EU to promote DVB modem standard

DVB, the digital TV standard chosen by all leading broadcasters in New Zealand, could play a key role in the development of cable modem technology - and to cause some transatlantic friction. The European Commission is poised to officially endorse DVB, pleasing a number of European companies which have backed DVB, and disappointing the US companies behind the MCNS or DOCSIS standard, which, unlike DVB, is specific to cable.

Divergent standards for cable modems could become a new source of transatlantic friction if the European Commission stays on schedule to propose adapting current television standards to keep up with technological change.

The proposal, due later this year, would update a 1995 directive on television standards and bring cable modems under its scope for the first time. It would give the European Union the opportunity to endorse the so-called Digital Video Broadcasting (DVB) standard, according to a Commission official who asked not to be identified.

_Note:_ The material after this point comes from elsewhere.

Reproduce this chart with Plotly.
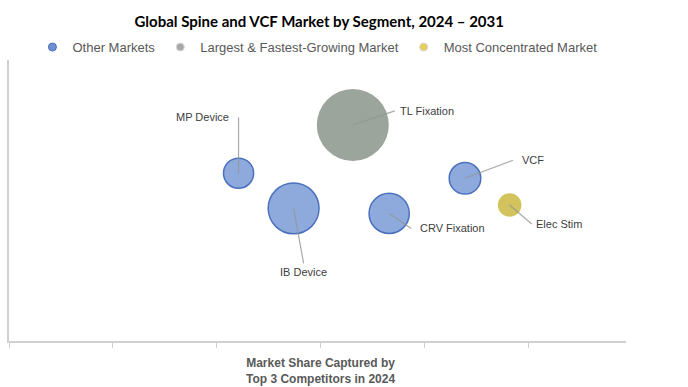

The DVB standard is favored by many European companies, including Alcatel SA, Sagem SA and Thomson Multimedia SA, which in October set up a consortium to promote the standard. US companies generally have opted for the so-called MCNS or DOCSIS (Data Over Cable system Interface Specification) standard.

Although the Commission official insisted that the two standards are compatible, endorsement of the DVB standard could give European companies a competitive advantage over US rivals in the European market. The DVB standard has the advantage of providing a solution for all digital platforms, in contrast to MCNS, which is specific to cable, the official explained.

The Commission's preference probably reflects the notably European pedigree of the DVB standard. That standard was developed under the auspices of the Geneva-based European Broadcasting Union, which in 1993 set up the European DVB Project.

Since then, both the European Telecommunications Standards Institute (ETSI) and the European Committee for Electrotechnical Standardisation (Cenelec) have worked on turning various DVB specifications into standards.